PALERMO. Ultima settimana per visitare la mostra “IO SIAMO/Santachiara”, curata da Giusi Diana e realizzata con Riso, Museo d’Arte Contemporanea della Sicilia,  per gli spazi del Centro Salesiano Santa Chiara di Palermo. Punto di riferimento del quartiere dell’Albergheria che opera accogliendo e prendendosi cura delle molte criticità dei migranti del quartiere.
Il progetto suggerisce la volontà di mettere insieme cose diverse, ma in fondo uguali, come sono arte e solidarietà, entrambe se vogliamo connotate dalle azione e dalla sensibilità dell’uomo.
Sette gli artisti, tra loro quattro collettivi: /barbaragurrieri/group, Fare Ala, Luca Lo Coco, Nostra Signora, Linda Randazzo, Stefania Romano e Ugo in the Kitchen.
Tutti hanno raccolto la sfida, non facile, del confronto inevitabile con lo spazio, con le culture e i colori della gente che vive in esso. Ogni giorno.
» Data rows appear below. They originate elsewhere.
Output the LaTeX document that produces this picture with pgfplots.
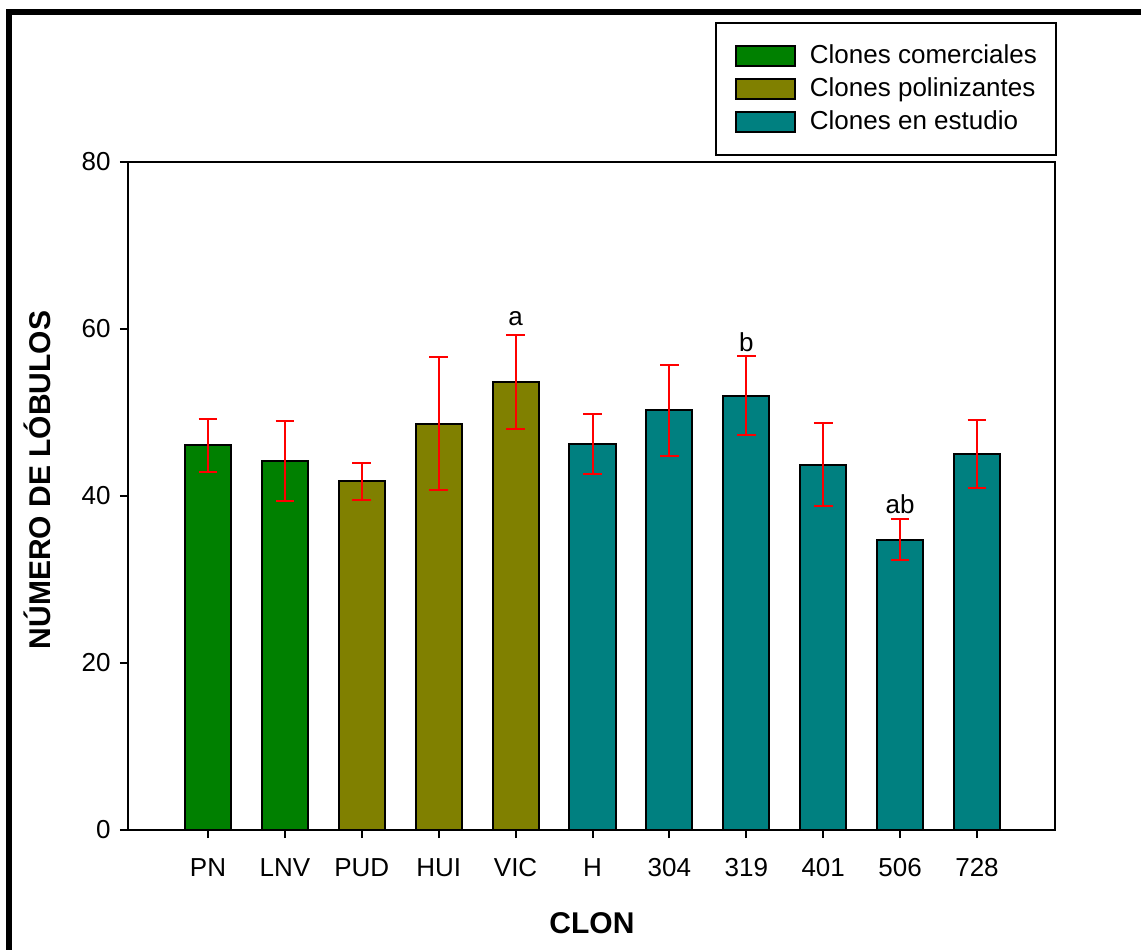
\documentclass[border=0pt]{standalone}
\usepackage{fontspec}
\setmainfont{Liberation Sans}
\usepackage{pgfplots}
\pgfplotsset{compat=1.18}
\usepackage{pgfplotstable}
\definecolor{cgreen}{RGB}{0,128,0}
\definecolor{colive}{RGB}{128,128,0}
\definecolor{cteal}{RGB}{0,128,128}
\pgfplotstableread{
x y e
0 46.05 3.17
1 44.21 4.81
}\comerciales
\pgfplotstableread{
x y e
2 41.76 2.24
3 48.68 7.97
4 53.65 5.59
}\polinizantes
\pgfplotstableread{
x y e
5 46.27 3.60
6 50.28 5.45
7 52.03 4.77
8 43.77 4.97
9 34.78 2.48
10 45.05 4.09
}\estudio
\pgfplotstableread{
x y e
0 46.05 3.17
1 44.21 4.81
2 41.76 2.24
3 48.68 7.97
4 53.65 5.59
5 46.27 3.60
6 50.28 5.45
7 52.03 4.77
8 43.77 4.97
9 34.78 2.48
10 45.05 4.09
}\todos
\begin{document}
\begin{tikzpicture}
\path[use as bounding box] (-64pt,-59.5pt) rectangle (506.5pt,415pt);
\begin{scope}
\clip (-64pt,-59.5pt) rectangle (506.5pt,415pt);
\draw[line width=3pt, line join=miter] (-59.5pt,-80pt) -- (-59.5pt,409pt) -- (540pt,409pt);
\end{scope}
\begin{axis}[
  scale only axis, width=463.5pt, height=334pt,
  at={(0,0)}, anchor=south west,
  xmin=-1.04, xmax=11.014, ymin=0, ymax=80,
  ytick={0,20,40,60,80},
  xtick={0,...,10},
  xticklabels={PN,LNV,PUD,HUI,VIC,H,304,319,401,506,728},
  tick align=outside, tick pos=left,
  major tick length=4pt,
  axis line style={line width=1pt},
  every tick/.style={black, line width=1pt},
  /pgf/number format/assume math mode=true,
  tick label style={font=\fontsize{13}{15.6}\selectfont},
  yticklabel style={anchor=east, inner sep=0pt, xshift=-4.5pt},
  xticklabel style={anchor=center, inner sep=0pt, yshift=-15pt},
  xlabel={\bfseries CLON},
  ylabel={\bfseries NÚMERO DE LÓBULOS},
  label style={font=\fontsize{15}{18}\selectfont},
  xlabel style={at={(axis description cs:0.5005,-0.1392)}, anchor=center},
  ylabel style={at={(axis description cs:-0.0982,0.524)}, anchor=center},
  legend cell align=left,
  legend style={at={(0.6335,1.2096)}, anchor=north west, draw=black, line width=1pt,
    font=\fontsize{13}{15.6}\selectfont,
    inner xsep=9.35pt, inner ysep=8.25pt, row sep=0pt, column sep=7pt,
    nodes={inner xsep=0pt, inner ysep=0pt, minimum height=16.5pt, text depth=0.15em}},
  legend image code/.code={\draw[#1, line width=1pt] (0pt,-5pt) rectangle (29.5pt,5pt);},
]
\addplot[ybar, bar width=0.6, bar shift=0pt, fill=cgreen, draw=black, line width=1pt] table[x=x, y=y] {\comerciales};
\addlegendentry{Clones comerciales}
\addplot[ybar, bar width=0.6, bar shift=0pt, fill=colive, draw=black, line width=1pt] table[x=x, y=y] {\polinizantes};
\addlegendentry{Clones polinizantes}
\addplot[ybar, bar width=0.6, bar shift=0pt, fill=cteal, draw=black, line width=1pt] table[x=x, y=y] {\estudio};
\addlegendentry{Clones en estudio}
\addplot[forget plot, draw=none, mark=none, red,
  error bars/.cd, y dir=both, y explicit,
  error bar style={draw=red, line width=1pt},
  error mark options={draw=red, line width=1pt, mark size=4.65pt, rotate=90}]
  table[x=x, y=y, y error=e] {\todos};
\node[anchor=base, font=\fontsize{13}{15.6}\selectfont, inner sep=0pt] at (axis cs:4,60.4) {a};
\node[anchor=base, font=\fontsize{13}{15.6}\selectfont, inner sep=0pt] at (axis cs:7,57.25) {b};
\node[anchor=base, font=\fontsize{13}{15.6}\selectfont, inner sep=0pt] at (axis cs:9,37.95) {ab};
\end{axis}
\end{tikzpicture}
\end{document}
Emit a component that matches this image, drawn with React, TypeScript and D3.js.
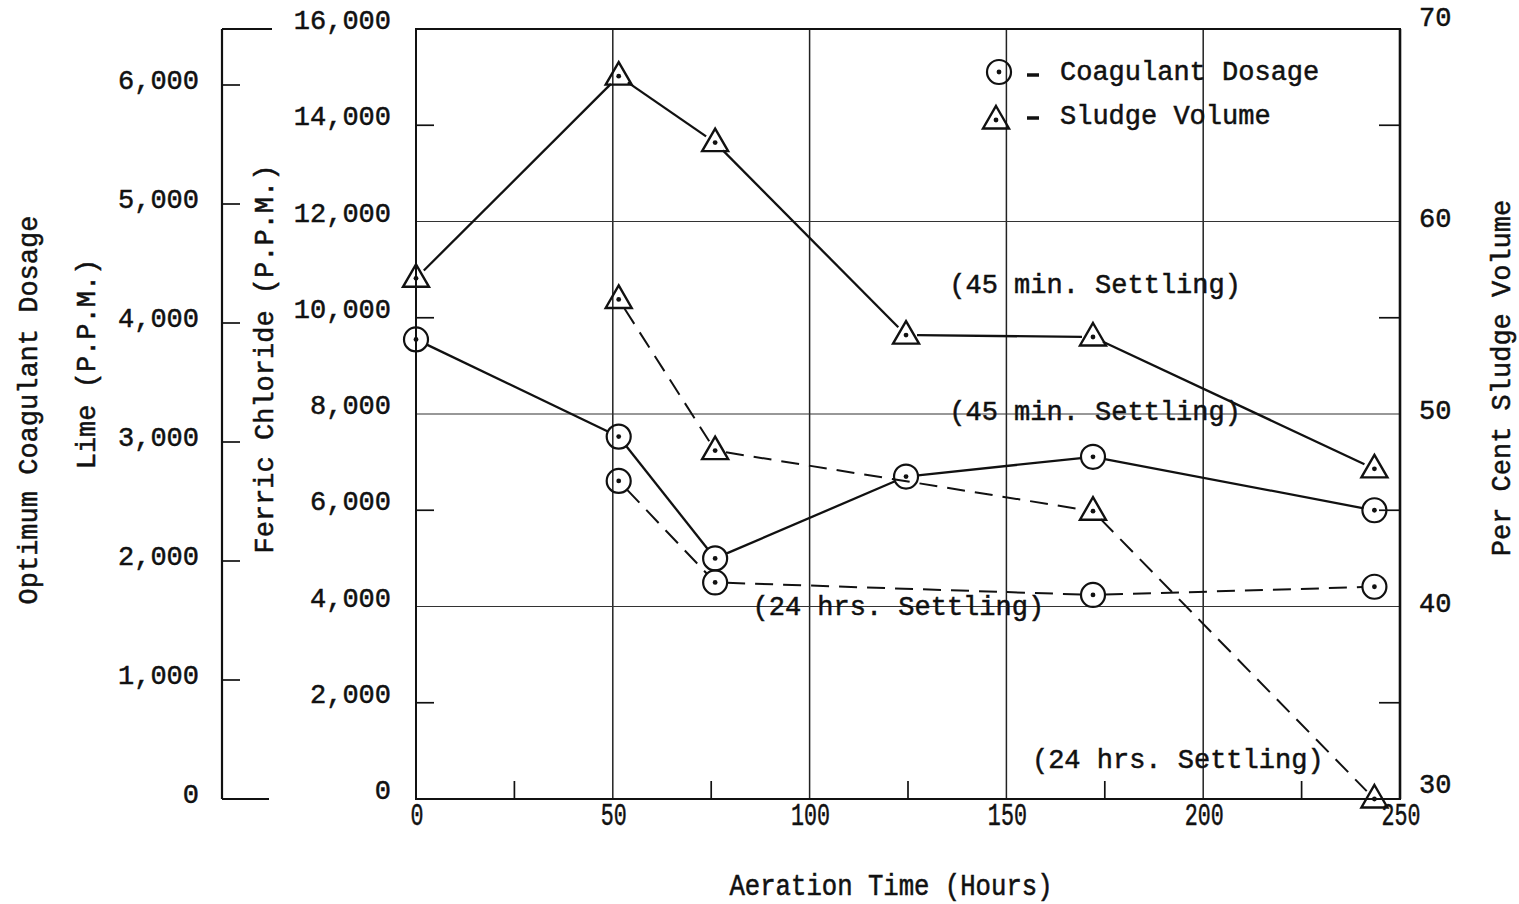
import React from "react";
import * as d3 from "d3";

// ---- data ----
const hours = [0, 51.5, 76, 124.5, 172, 243.5];
const dosage45 = [9550, 7530, 5000, 6700, 7110, 6000]; // ferric chloride P.P.M., 45 min settling
const dosage24Hours = [51.5, 76, 172, 243.5];
const dosage24 = [6610, 4500, 4240, 4410]; // 24 hrs settling
const sludge45 = [57.05, 67.55, 64.1, 54.1, 54.0, 47.15]; // per cent, 45 min settling
const sludge24Hours = [51.5, 76, 172, 243.5];
const sludge24 = [55.95, 48.1, 44.95, 30.0]; // 24 hrs settling

const xTicks = [0, 50, 100, 150, 200, 250];
const xMinorTicks = [25, 75, 125, 175, 225];
const xGrid = [50, 100, 150, 200];
const ferricTicks = [0, 2000, 4000, 6000, 8000, 10000, 12000, 14000, 16000];
const ferricGrid = [4000, 8000, 12000];
const ferricMinor = [2000, 6000, 10000, 14000];
const limeTicks = [0, 1000, 2000, 3000, 4000, 5000, 6000];
const pctTicks = [30, 40, 50, 60, 70];
const pctMinor = [35, 45, 55, 65];

const annotations = [
  { text: "(45 min. Settling)", h: 136, v: 10650 },
  { text: "(45 min. Settling)", h: 136, v: 8020 },
  { text: "(24 hrs. Settling)", h: 86, v: 3960 },
  { text: "(24 hrs. Settling)", h: 157, v: 800 },
];

const FONT = "'Liberation Mono', 'DejaVu Sans Mono', monospace";
const W = 1519;
const H = 904;

const x = d3.scaleLinear().domain([0, 250]).range([416, 1400]);
const yF = d3.scaleLinear().domain([0, 16000]).range([799, 29]);
const yP = d3.scaleLinear().domain([30, 70]).range([799, 29]);
const yL = d3.scaleLinear().domain([0, 6000]).range([799, 85]);
const LIME_X = 222;

type Pt = [number, number];

function trimmedSegments(pts: Pt[], r: number): string[] {
  const out: string[] = [];
  for (let i = 0; i < pts.length - 1; i++) {
    const [x1, y1] = pts[i];
    const [x2, y2] = pts[i + 1];
    const dx = x2 - x1, dy = y2 - y1;
    const len = Math.hypot(dx, dy);
    const ux = dx / len, uy = dy / len;
    const a: Pt = [x1 + ux * r, y1 + uy * r];
    const b: Pt = [x2 - ux * r, y2 - uy * r];
    out.push(d3.line()([a, b]) as string);
  }
  return out;
}

function Circle({ cx, cy }: { cx: number; cy: number }) {
  return (
    <g>
      <circle cx={cx} cy={cy} r={12} fill="none" stroke="#111" strokeWidth={2.2} />
      <circle cx={cx} cy={cy} r={2.4} fill="#111" />
    </g>
  );
}

function Tri({ cx, cy }: { cx: number; cy: number }) {
  const p = `M${cx},${cy - 14} L${cx + 13},${cy + 8.5} L${cx - 13},${cy + 8.5} Z`;
  return (
    <g>
      <path d={p} fill="none" stroke="#111" strokeWidth={2.4} strokeLinejoin="miter" />
      <circle cx={cx} cy={cy} r={2.4} fill="#111" />
    </g>
  );
}

export default function App() {
  const fmt = d3.format(",");
  const d45: Pt[] = hours.map((h, i) => [x(h), yF(dosage45[i])]);
  const d24: Pt[] = dosage24Hours.map((h, i) => [x(h), yF(dosage24[i])]);
  const s45: Pt[] = hours.map((h, i) => [x(h), yP(sludge45[i])]);
  const s24: Pt[] = sludge24Hours.map((h, i) => [x(h), yP(sludge24[i])]);

  const textStyle = {
    fontFamily: FONT,
    fontSize: 27,
    fill: "#111",
    stroke: "#111",
    strokeWidth: 0.5,
  } as const;

  return (
    <div style={{ position: "absolute", left: 0, top: 0 }}>
      <svg width={W} height={H} viewBox={`0 0 ${W} ${H}`} style={{ display: "block", background: "#fff" }}>
        {/* grid */}
        {xGrid.map((v) => (
          <line key={"gx" + v} x1={x(v)} x2={x(v)} y1={yF(16000)} y2={yF(0)} stroke="#222" strokeWidth={1.5} />
        ))}
        {ferricGrid.map((v) => (
          <line key={"gy" + v} x1={x(0)} x2={x(250)} y1={yF(v)} y2={yF(v)} stroke="#333" strokeWidth={1.2} />
        ))}
        {/* minor ticks */}
        {xMinorTicks.map((v) => (
          <line key={"mx" + v} x1={x(v)} x2={x(v)} y1={yF(0)} y2={yF(0) - 18} stroke="#111" strokeWidth={1.7} />
        ))}
        {ferricMinor.map((v) => (
          <line key={"mf" + v} x1={x(0)} x2={x(0) + 18} y1={yF(v)} y2={yF(v)} stroke="#111" strokeWidth={1.7} />
        ))}
        {pctMinor.map((v) => (
          <line key={"mp" + v} x1={x(250) - 21} x2={x(250)} y1={yP(v)} y2={yP(v)} stroke="#111" strokeWidth={1.7} />
        ))}
        {/* frame */}
        <rect x={x(0)} y={yF(16000)} width={x(250) - x(0)} height={yF(0) - yF(16000)} fill="none" stroke="#111" strokeWidth={2} />
        <line x1={x(250)} x2={x(250)} y1={yF(16000)} y2={yF(0)} stroke="#111" strokeWidth={2.6} />

        {/* lime axis */}
        <line x1={LIME_X} x2={LIME_X} y1={yF(16000)} y2={yF(0)} stroke="#111" strokeWidth={2.2} />
        <line x1={LIME_X} x2={LIME_X + 50} y1={yF(16000)} y2={yF(16000)} stroke="#111" strokeWidth={2} />
        <line x1={LIME_X} x2={LIME_X + 47} y1={yL(0)} y2={yL(0)} stroke="#111" strokeWidth={2} />
        {limeTicks.filter((v) => v > 0).map((v) => (
          <line key={"lt" + v} x1={LIME_X} x2={LIME_X + 18} y1={yL(v)} y2={yL(v)} stroke="#111" strokeWidth={1.7} />
        ))}
        {limeTicks.map((v) => (
          <text key={"ll" + v} x={199} y={yL(v) - 3} textAnchor="end" dominantBaseline="central" style={textStyle}>
            {fmt(v)}
          </text>
        ))}

        {/* ferric labels */}
        {ferricTicks.map((v) => (
          <text key={"fl" + v} x={391} y={yF(v) - 7} textAnchor="end" dominantBaseline="central" style={textStyle}>
            {fmt(v)}
          </text>
        ))}

        {/* percent labels */}
        {pctTicks.map((v, i) => (
          <text
            key={"pl" + v}
            x={1419}
            y={yP(v) + (i === 0 ? -13 : i === pctTicks.length - 1 ? -10 : -2)}
            dominantBaseline="central"
            style={textStyle}
          >
            {v}
          </text>
        ))}

        {/* x labels */}
        {xTicks.map((v) => (
          <text
            key={"xl" + v}
            transform={`translate(${x(v) + 1},${817}) scale(0.7,1)`}
            textAnchor="middle"
            dominantBaseline="central"
            style={{ ...textStyle, fontSize: 31 }}
          >
            {v}
          </text>
        ))}

        {/* axis titles */}
        <text transform={`translate(891,887) scale(0.95,1.1)`} textAnchor="middle" dominantBaseline="central" style={textStyle}>
          Aeration Time (Hours)
        </text>
        <text transform={`translate(30,410) rotate(-90)`} textAnchor="middle" dominantBaseline="central" style={textStyle}>
          Optimum Coagulant Dosage
        </text>
        <text transform={`translate(88,364) rotate(-90)`} textAnchor="middle" dominantBaseline="central" style={textStyle}>
          Lime (P.P.M.)
        </text>
        <text transform={`translate(266,359) rotate(-90)`} textAnchor="middle" dominantBaseline="central" style={textStyle}>
          Ferric Chloride (P.P.M.)
        </text>
        <text transform={`translate(1503,378) rotate(-90)`} textAnchor="middle" dominantBaseline="central" style={textStyle}>
          Per Cent Sludge Volume
        </text>

        {/* series lines */}
        {trimmedSegments(s45, 11).map((d, i) => (
          <path key={"s45" + i} d={d} fill="none" stroke="#111" strokeWidth={2.3} />
        ))}
        {trimmedSegments(d45, 12).map((d, i) => (
          <path key={"d45" + i} d={d} fill="none" stroke="#111" strokeWidth={2.3} />
        ))}
        {trimmedSegments(s24, 11).map((d, i) => (
          <path key={"s24" + i} d={d} fill="none" stroke="#111" strokeWidth={2} strokeDasharray="18,10" />
        ))}
        {trimmedSegments(d24, 12).map((d, i) => (
          <path key={"d24" + i} d={d} fill="none" stroke="#111" strokeWidth={2} strokeDasharray="18,10" />
        ))}

        {/* markers */}
        {s45.map(([cx, cy], i) => <Tri key={"ts" + i} cx={cx} cy={cy} />)}
        {s24.map(([cx, cy], i) => <Tri key={"td" + i} cx={cx} cy={cy} />)}
        {d45.map(([cx, cy], i) => <Circle key={"cs" + i} cx={cx} cy={cy} />)}
        {d24.map(([cx, cy], i) => <Circle key={"cd" + i} cx={cx} cy={cy} />)}

        {/* annotations */}
        {annotations.map((a, i) => (
          <text key={"an" + i} x={x(a.h) - 2} y={yF(a.v)} dominantBaseline="central" style={textStyle}>
            {a.text}
          </text>
        ))}

        {/* legend */}
        <Circle cx={999} cy={72} />
        <line x1={1027} x2={1039} y1={75} y2={75} stroke="#111" strokeWidth={3.5} />
        <text x={1060} y={73} dominantBaseline="central" style={textStyle}>Coagulant Dosage</text>
        <Tri cx={996} cy={120} />
        <line x1={1027} x2={1039} y1={118} y2={118} stroke="#111" strokeWidth={3.5} />
        <text x={1060} y={117} dominantBaseline="central" style={textStyle}>Sludge Volume</text>
      </svg>
    </div>
  );
}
Uno spazio che per molti è casa, è rifugio, è unica certezza. Spazio conteso, spazio comune.
Ecco dunque venir fuori uno spaccato intenso, emozionante. Lavori puliti, che utilizzano il linguaggio dell’arte contemporanea per descrivere, testimoniare, raccogliere. Memorie che rivivono in molteplici rappresentazioni: foto scattate tra i ruderi sconosciuti di un piccolo teatro  popolato da presenze leggere come farfalle; un mosaico di logori stracci colorati che come un magico ombrello tiene al riparo dall’indifferenza; una piccola colomba virtuale segno di libertà che ammicca al passaggio; il gigantesco albero genealogico che apparenta tutti in una comune nascita dalla madre Terra; una lunga tavola imbandita dal colore, che è desco, legno di lavoro, è riunione, è convivio; e ancora un delicato video che appassiona; o brevi ritratti densi di volti sconosciuti.
“IO SIAMO/ Santa Chiara” è una collettiva di grande pregio. Il tutto ben integrato con il contesto.
Un contesto fatto di quotidianità, di voci, di odori forti e lontani, di contrasti. Intorno un via vai di gente che è essa stessa parte viva del progetto. Gente comune.
Storie vere di uomini, intensamente indagate, che hanno messo in luce un’umanità senza voce. Perché non basta solo guardare per vedere, ma occorre saper leggere nelle facce, negli occhi, nelle parole o nei silenzi di quanti cercano una rinascita, l’opportunità di ricominciare. A volte riuscendo a trovarla. Come accade non di rado a Santa Chiara.
Gli artisti hanno riletto il vissuto di questa comunità ascoltando, lavorando con gli immigrati e, insieme a loro e per loro, rappresentando il disagio, il sogno, il futuro.
“ IO SIAMO/santa chiara” cala con amarezza un grave sipario su Riso, il Museo sospeso. Che in questi anni non senza difficoltà e continue incertezze, ha lavorato cercando di costruire un sistema attivo, logico, lineare. Capace di dialogare con ciò che sta fuori, con ciò che è vivo, vero, a volte anche inaspettatamente. Come questa ultima mostra dimostra.
Un Museo atipico dunque fuori standard. E forse per questo scomodo. Non contenitore da riempire senza criteri, non entità cristallizzata e opaca. Come invece sono le azioni di quegli uomini che hanno paura di ritornare sui propri passi.